_Task statement_. Your task is to copy every record exactly.

_Exercise data_.

========

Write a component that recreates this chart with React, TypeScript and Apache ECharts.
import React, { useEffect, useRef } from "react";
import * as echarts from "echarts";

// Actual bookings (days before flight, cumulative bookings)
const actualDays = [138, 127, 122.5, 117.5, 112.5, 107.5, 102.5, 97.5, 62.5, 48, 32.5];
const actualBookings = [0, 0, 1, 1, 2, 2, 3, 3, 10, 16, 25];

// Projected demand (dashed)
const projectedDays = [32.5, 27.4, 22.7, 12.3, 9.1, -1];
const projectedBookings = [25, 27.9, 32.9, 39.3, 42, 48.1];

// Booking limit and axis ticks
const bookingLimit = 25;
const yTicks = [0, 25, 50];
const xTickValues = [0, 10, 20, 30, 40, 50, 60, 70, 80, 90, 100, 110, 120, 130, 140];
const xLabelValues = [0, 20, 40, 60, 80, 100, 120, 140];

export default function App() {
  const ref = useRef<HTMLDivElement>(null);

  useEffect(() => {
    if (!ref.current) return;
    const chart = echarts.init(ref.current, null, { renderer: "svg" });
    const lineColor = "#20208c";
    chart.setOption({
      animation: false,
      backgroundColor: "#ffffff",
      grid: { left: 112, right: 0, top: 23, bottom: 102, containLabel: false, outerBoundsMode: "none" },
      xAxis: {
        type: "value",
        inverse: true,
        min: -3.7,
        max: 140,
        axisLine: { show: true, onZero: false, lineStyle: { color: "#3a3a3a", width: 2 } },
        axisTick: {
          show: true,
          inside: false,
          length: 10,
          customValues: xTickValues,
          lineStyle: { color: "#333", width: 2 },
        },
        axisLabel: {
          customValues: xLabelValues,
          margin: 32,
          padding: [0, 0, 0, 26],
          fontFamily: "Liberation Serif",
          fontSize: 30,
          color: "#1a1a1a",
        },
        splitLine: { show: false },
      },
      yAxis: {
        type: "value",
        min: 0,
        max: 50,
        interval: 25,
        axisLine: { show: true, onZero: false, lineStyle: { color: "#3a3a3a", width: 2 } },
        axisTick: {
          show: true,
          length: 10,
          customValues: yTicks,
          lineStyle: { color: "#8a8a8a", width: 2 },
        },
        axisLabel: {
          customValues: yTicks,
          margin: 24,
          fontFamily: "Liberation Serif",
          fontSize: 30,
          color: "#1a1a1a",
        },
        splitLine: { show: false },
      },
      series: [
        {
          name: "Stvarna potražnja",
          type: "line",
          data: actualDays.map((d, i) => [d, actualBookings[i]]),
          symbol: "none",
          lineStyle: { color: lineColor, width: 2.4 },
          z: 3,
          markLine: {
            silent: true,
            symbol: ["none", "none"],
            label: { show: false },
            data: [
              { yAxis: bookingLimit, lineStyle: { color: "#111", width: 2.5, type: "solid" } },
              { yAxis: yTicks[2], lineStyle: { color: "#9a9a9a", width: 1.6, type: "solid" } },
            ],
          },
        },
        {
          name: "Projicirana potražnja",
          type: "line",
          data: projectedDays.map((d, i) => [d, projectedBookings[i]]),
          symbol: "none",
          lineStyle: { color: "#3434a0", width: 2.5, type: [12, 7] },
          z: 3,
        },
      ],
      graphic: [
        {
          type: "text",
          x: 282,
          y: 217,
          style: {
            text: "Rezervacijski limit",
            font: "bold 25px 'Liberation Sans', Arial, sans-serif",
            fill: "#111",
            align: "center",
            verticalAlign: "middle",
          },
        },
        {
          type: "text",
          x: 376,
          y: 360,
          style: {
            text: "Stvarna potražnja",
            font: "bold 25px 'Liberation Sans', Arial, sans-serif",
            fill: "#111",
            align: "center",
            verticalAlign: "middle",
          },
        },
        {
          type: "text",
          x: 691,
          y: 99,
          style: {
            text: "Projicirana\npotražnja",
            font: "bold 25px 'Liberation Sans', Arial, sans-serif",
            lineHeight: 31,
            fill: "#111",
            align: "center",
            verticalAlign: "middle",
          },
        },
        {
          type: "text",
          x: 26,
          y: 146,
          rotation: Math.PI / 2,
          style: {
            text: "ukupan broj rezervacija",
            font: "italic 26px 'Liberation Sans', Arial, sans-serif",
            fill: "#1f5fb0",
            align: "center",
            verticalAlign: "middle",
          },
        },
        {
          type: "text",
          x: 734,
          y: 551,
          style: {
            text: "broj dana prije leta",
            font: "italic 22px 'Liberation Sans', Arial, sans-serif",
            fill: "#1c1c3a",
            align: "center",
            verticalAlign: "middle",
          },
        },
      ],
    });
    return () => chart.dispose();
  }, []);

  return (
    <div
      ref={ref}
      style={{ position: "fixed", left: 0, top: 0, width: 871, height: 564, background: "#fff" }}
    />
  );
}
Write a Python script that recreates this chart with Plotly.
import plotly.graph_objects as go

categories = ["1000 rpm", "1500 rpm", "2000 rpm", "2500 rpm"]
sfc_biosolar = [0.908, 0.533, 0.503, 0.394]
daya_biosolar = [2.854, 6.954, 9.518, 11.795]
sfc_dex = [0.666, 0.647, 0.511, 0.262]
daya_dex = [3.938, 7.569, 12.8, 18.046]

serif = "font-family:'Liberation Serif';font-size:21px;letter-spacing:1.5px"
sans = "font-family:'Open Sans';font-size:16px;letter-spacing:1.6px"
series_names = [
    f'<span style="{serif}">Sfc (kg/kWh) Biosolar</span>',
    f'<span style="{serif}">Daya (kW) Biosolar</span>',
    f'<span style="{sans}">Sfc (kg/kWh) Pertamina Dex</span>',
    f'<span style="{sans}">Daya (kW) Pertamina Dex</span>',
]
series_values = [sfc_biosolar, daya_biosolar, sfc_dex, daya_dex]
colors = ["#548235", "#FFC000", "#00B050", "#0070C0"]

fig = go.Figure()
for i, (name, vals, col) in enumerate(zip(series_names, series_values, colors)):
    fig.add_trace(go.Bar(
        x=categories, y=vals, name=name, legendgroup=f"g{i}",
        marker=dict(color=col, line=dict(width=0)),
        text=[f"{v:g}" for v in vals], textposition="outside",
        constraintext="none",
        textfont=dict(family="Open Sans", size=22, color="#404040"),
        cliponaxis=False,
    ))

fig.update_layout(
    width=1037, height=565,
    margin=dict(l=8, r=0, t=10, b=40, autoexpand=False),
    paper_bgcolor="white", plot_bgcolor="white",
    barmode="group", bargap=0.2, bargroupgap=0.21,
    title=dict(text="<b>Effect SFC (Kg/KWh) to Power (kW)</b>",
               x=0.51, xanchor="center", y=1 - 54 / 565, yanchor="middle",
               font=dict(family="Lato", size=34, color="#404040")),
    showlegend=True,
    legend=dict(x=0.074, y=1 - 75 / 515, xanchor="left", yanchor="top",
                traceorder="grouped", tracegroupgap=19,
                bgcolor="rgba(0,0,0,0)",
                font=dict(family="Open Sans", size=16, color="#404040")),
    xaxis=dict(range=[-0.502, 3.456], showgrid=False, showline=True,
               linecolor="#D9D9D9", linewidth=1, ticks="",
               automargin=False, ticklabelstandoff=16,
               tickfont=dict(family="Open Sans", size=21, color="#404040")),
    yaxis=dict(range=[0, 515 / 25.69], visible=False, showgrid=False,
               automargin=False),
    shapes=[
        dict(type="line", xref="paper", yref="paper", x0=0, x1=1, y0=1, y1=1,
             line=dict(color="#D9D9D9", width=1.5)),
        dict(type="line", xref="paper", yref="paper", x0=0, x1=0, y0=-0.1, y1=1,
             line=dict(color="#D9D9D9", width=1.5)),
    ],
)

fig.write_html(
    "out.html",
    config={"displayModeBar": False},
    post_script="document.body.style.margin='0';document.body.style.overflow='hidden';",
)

========

_Written answer_.
Write a component that recreates this chart with React, TypeScript and Apache ECharts.
import React, { useEffect, useRef } from "react";
import * as echarts from "echarts";

// Actual bookings (days before flight, cumulative bookings)
const actualDays = [138, 127, 122.5, 117.5, 112.5, 107.5, 102.5, 97.5, 62.5, 48, 32.5];
const actualBookings = [0, 0, 1, 1, 2, 2, 3, 3, 10, 16, 25];

// Projected demand (dashed)
const projectedDays = [32.5, 27.4, 22.7, 12.3, 9.1, -1];
const projectedBookings = [25, 27.9, 32.9, 39.3, 42, 48.1];

// Booking limit and axis ticks
const bookingLimit = 25;
const yTicks = [0, 25, 50];
const xTickValues = [0, 10, 20, 30, 40, 50, 60, 70, 80, 90, 100, 110, 120, 130, 140];
const xLabelValues = [0, 20, 40, 60, 80, 100, 120, 140];

export default function App() {
  const ref = useRef<HTMLDivElement>(null);

  useEffect(() => {
    if (!ref.current) return;
    const chart = echarts.init(ref.current, null, { renderer: "svg" });
    const lineColor = "#20208c";
    chart.setOption({
      animation: false,
      backgroundColor: "#ffffff",
      grid: { left: 112, right: 0, top: 23, bottom: 102, containLabel: false, outerBoundsMode: "none" },
      xAxis: {
        type: "value",
        inverse: true,
        min: -3.7,
        max: 140,
        axisLine: { show: true, onZero: false, lineStyle: { color: "#3a3a3a", width: 2 } },
        axisTick: {
          show: true,
          inside: false,
          length: 10,
          customValues: xTickValues,
          lineStyle: { color: "#333", width: 2 },
        },
        axisLabel: {
          customValues: xLabelValues,
          margin: 32,
          padding: [0, 0, 0, 26],
          fontFamily: "Liberation Serif",
          fontSize: 30,
          color: "#1a1a1a",
        },
        splitLine: { show: false },
      },
      yAxis: {
        type: "value",
        min: 0,
        max: 50,
        interval: 25,
        axisLine: { show: true, onZero: false, lineStyle: { color: "#3a3a3a", width: 2 } },
        axisTick: {
          show: true,
          length: 10,
          customValues: yTicks,
          lineStyle: { color: "#8a8a8a", width: 2 },
        },
        axisLabel: {
          customValues: yTicks,
          margin: 24,
          fontFamily: "Liberation Serif",
          fontSize: 30,
          color: "#1a1a1a",
        },
        splitLine: { show: false },
      },
      series: [
        {
          name: "Stvarna potražnja",
          type: "line",
          data: actualDays.map((d, i) => [d, actualBookings[i]]),
          symbol: "none",
          lineStyle: { color: lineColor, width: 2.4 },
          z: 3,
          markLine: {
            silent: true,
            symbol: ["none", "none"],
            label: { show: false },
            data: [
              { yAxis: bookingLimit, lineStyle: { color: "#111", width: 2.5, type: "solid" } },
              { yAxis: yTicks[2], lineStyle: { color: "#9a9a9a", width: 1.6, type: "solid" } },
            ],
          },
        },
        {
          name: "Projicirana potražnja",
          type: "line",
          data: projectedDays.map((d, i) => [d, projectedBookings[i]]),
          symbol: "none",
          lineStyle: { color: "#3434a0", width: 2.5, type: [12, 7] },
          z: 3,
        },
      ],
      graphic: [
        {
          type: "text",
          x: 282,
          y: 217,
          style: {
            text: "Rezervacijski limit",
            font: "bold 25px 'Liberation Sans', Arial, sans-serif",
            fill: "#111",
            align: "center",
            verticalAlign: "middle",
          },
        },
        {
          type: "text",
          x: 376,
          y: 360,
          style: {
            text: "Stvarna potražnja",
            font: "bold 25px 'Liberation Sans', Arial, sans-serif",
            fill: "#111",
            align: "center",
            verticalAlign: "middle",
          },
        },
        {
          type: "text",
          x: 691,
          y: 99,
          style: {
            text: "Projicirana\npotražnja",
            font: "bold 25px 'Liberation Sans', Arial, sans-serif",
            lineHeight: 31,
            fill: "#111",
            align: "center",
            verticalAlign: "middle",
          },
        },
        {
          type: "text",
          x: 26,
          y: 146,
          rotation: Math.PI / 2,
          style: {
            text: "ukupan broj rezervacija",
            font: "italic 26px 'Liberation Sans', Arial, sans-serif",
            fill: "#1f5fb0",
            align: "center",
            verticalAlign: "middle",
          },
        },
        {
          type: "text",
          x: 734,
          y: 551,
          style: {
            text: "broj dana prije leta",
            font: "italic 22px 'Liberation Sans', Arial, sans-serif",
            fill: "#1c1c3a",
            align: "center",
            verticalAlign: "middle",
          },
        },
      ],
    });
    return () => chart.dispose();
  }, []);

  return (
    <div
      ref={ref}
      style={{ position: "fixed", left: 0, top: 0, width: 871, height: 564, background: "#fff" }}
    />
  );
}
Write a Python script that recreates this chart with Plotly.
import plotly.graph_objects as go

categories = ["1000 rpm", "1500 rpm", "2000 rpm", "2500 rpm"]
sfc_biosolar = [0.908, 0.533, 0.503, 0.394]
daya_biosolar = [2.854, 6.954, 9.518, 11.795]
sfc_dex = [0.666, 0.647, 0.511, 0.262]
daya_dex = [3.938, 7.569, 12.8, 18.046]

serif = "font-family:'Liberation Serif';font-size:21px;letter-spacing:1.5px"
sans = "font-family:'Open Sans';font-size:16px;letter-spacing:1.6px"
series_names = [
    f'<span style="{serif}">Sfc (kg/kWh) Biosolar</span>',
    f'<span style="{serif}">Daya (kW) Biosolar</span>',
    f'<span style="{sans}">Sfc (kg/kWh) Pertamina Dex</span>',
    f'<span style="{sans}">Daya (kW) Pertamina Dex</span>',
]
series_values = [sfc_biosolar, daya_biosolar, sfc_dex, daya_dex]
colors = ["#548235", "#FFC000", "#00B050", "#0070C0"]

fig = go.Figure()
for i, (name, vals, col) in enumerate(zip(series_names, series_values, colors)):
    fig.add_trace(go.Bar(
        x=categories, y=vals, name=name, legendgroup=f"g{i}",
        marker=dict(color=col, line=dict(width=0)),
        text=[f"{v:g}" for v in vals], textposition="outside",
        constraintext="none",
        textfont=dict(family="Open Sans", size=22, color="#404040"),
        cliponaxis=False,
    ))

fig.update_layout(
    width=1037, height=565,
    margin=dict(l=8, r=0, t=10, b=40, autoexpand=False),
    paper_bgcolor="white", plot_bgcolor="white",
    barmode="group", bargap=0.2, bargroupgap=0.21,
    title=dict(text="<b>Effect SFC (Kg/KWh) to Power (kW)</b>",
               x=0.51, xanchor="center", y=1 - 54 / 565, yanchor="middle",
               font=dict(family="Lato", size=34, color="#404040")),
    showlegend=True,
    legend=dict(x=0.074, y=1 - 75 / 515, xanchor="left", yanchor="top",
                traceorder="grouped", tracegroupgap=19,
                bgcolor="rgba(0,0,0,0)",
                font=dict(family="Open Sans", size=16, color="#404040")),
    xaxis=dict(range=[-0.502, 3.456], showgrid=False, showline=True,
               linecolor="#D9D9D9", linewidth=1, ticks="",
               automargin=False, ticklabelstandoff=16,
               tickfont=dict(family="Open Sans", size=21, color="#404040")),
    yaxis=dict(range=[0, 515 / 25.69], visible=False, showgrid=False,
               automargin=False),
    shapes=[
        dict(type="line", xref="paper", yref="paper", x0=0, x1=1, y0=1, y1=1,
             line=dict(color="#D9D9D9", width=1.5)),
        dict(type="line", xref="paper", yref="paper", x0=0, x1=0, y0=-0.1, y1=1,
             line=dict(color="#D9D9D9", width=1.5)),
    ],
)

fig.write_html(
    "out.html",
    config={"displayModeBar": False},
    post_script="document.body.style.margin='0';document.body.style.overflow='hidden';",
)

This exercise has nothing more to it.